Cette polémique est inquiétante… non pas pour l’imposition sur les successions qui encore une fois ne concernera que quelques dizaines de familles par an. Peu importe que cette convention soit ratifiée : un refus n’empêchera pas la France d’appliquer son droit souverain sur son territoire ! La souveraineté de la France n'est pas moins respectable que celle de la Suisse.
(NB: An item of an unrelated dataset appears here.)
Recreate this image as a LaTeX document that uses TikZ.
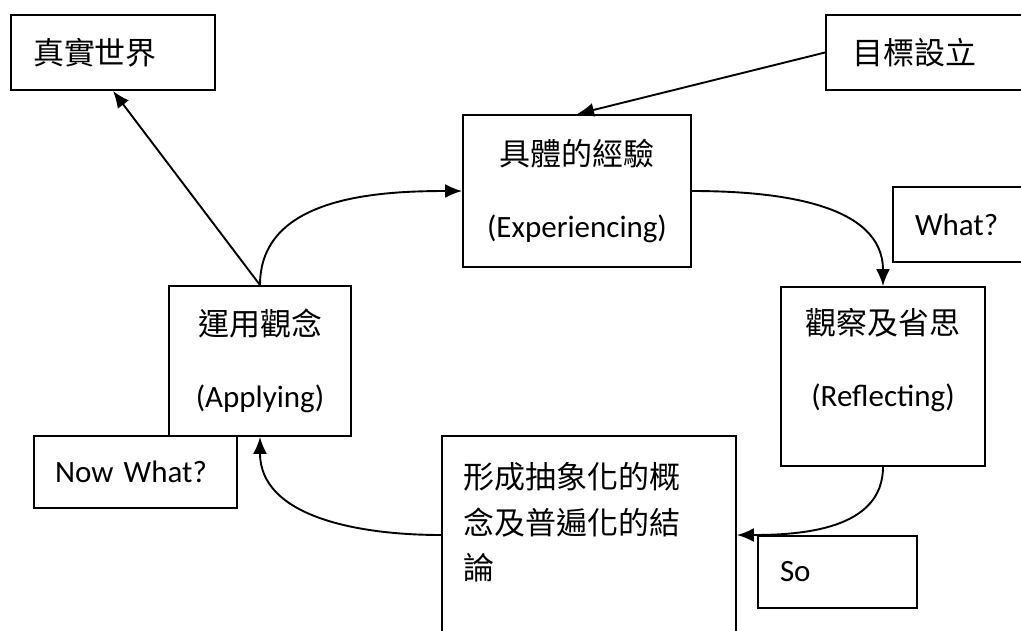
\documentclass[tikz,border=0pt]{standalone}
\usepackage{fontspec}
\setmainfont{Carlito}
\newfontfamily\cjk{Noto Sans CJK TC}
\usetikzlibrary{arrows.meta}

\tikzset{
  box/.style={draw, line width=1.9pt, inner sep=0pt, align=center,
    font=\fontsize{31}{72}\selectfont},
  lbox/.style={box, align=left},
  link/.style={->, line width=1.9pt},
}

\begin{document}
\begin{tikzpicture}[x=1pt, y=1pt, >={Latex[length=17pt,width=14pt]}]
    \useasboundingbox (0,0) rectangle (1021,-630);
    % 方框 (坐标按像素, y 向下为负)
    \node[lbox, text width=160pt, inner xsep=22pt, minimum height=75pt] (world) at (113,-52.5) {\cjk 真實世界};
    \node[lbox, text width=167pt, inner xsep=26pt, minimum height=75pt] (goal) at (935.5,-52.5) {\cjk 目標設立};
    \node[box, minimum width=228pt, minimum height=152pt] (exp) at (577,-191) {{\cjk 具體的經驗}\\(Experiencing)};
    \node[lbox, text width=108pt, inner xsep=22pt, minimum height=75pt] (what) at (969,-224.5) {What?};
    \node[box, minimum width=204pt, minimum height=179pt, text depth=39pt] (refl) at (883,-376.5) {{\cjk 觀察及省思}\\(Reflecting)};
    \node[box, minimum width=182pt, minimum height=150pt] (apply) at (260,-361) {{\cjk 運用觀念}\\(Applying)};
    \node[lbox, text width=161pt, inner xsep=21pt, minimum height=72pt] (nowwhat) at (135.5,-472) {Now What?};
    \node[lbox, text width=252pt, inner xsep=21pt, minimum height=198pt, text depth=119pt,
          font=\fontsize{31}{45.5}\selectfont] (concl) at (589,-535) {\cjk 形成抽象化的概\\念及普遍化的結\\論};
    \node[lbox, text width=115pt, inner xsep=22pt, minimum height=72pt] (so) at (837.5,-572) {So};

    % 连线
    \draw[link] (apply.north) -- (world.south);
    \draw[link] (goal.west) -- (exp.north);
    \draw[link] (apply.north) to[out=90, in=180] (exp.west);
    \draw[link] (exp.east) to[out=0, in=90] (refl.north);
    \draw[link] (refl.south) to[out=-90, in=0] (concl.east);
    \draw[link] (concl.west) to[out=180, in=-90] (apply.south);
\end{tikzpicture}
\end{document}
Cette polémique est surtout inquiétante pour l’avenir des relations de la Suisse avec le reste du monde. Dans un monde interdépendant, comment la démocratie directe Suisse va-t-elle réussir à intégrer dans ses processus de décisions les « légitimes préoccupations » de ses partenaires, voisins, clients et amis ? Pourtant nos régions frontalières ont un besoin vitale de relations constructives. Le moindre projet nécessitera des votes concordants des parlements de part et d’autre de la frontière… mettre de l’huile sur le feu, attiser les désaccords, refuser de comprendre l’autre revient à nuire très gravement aux intérêts du bassin lémanique.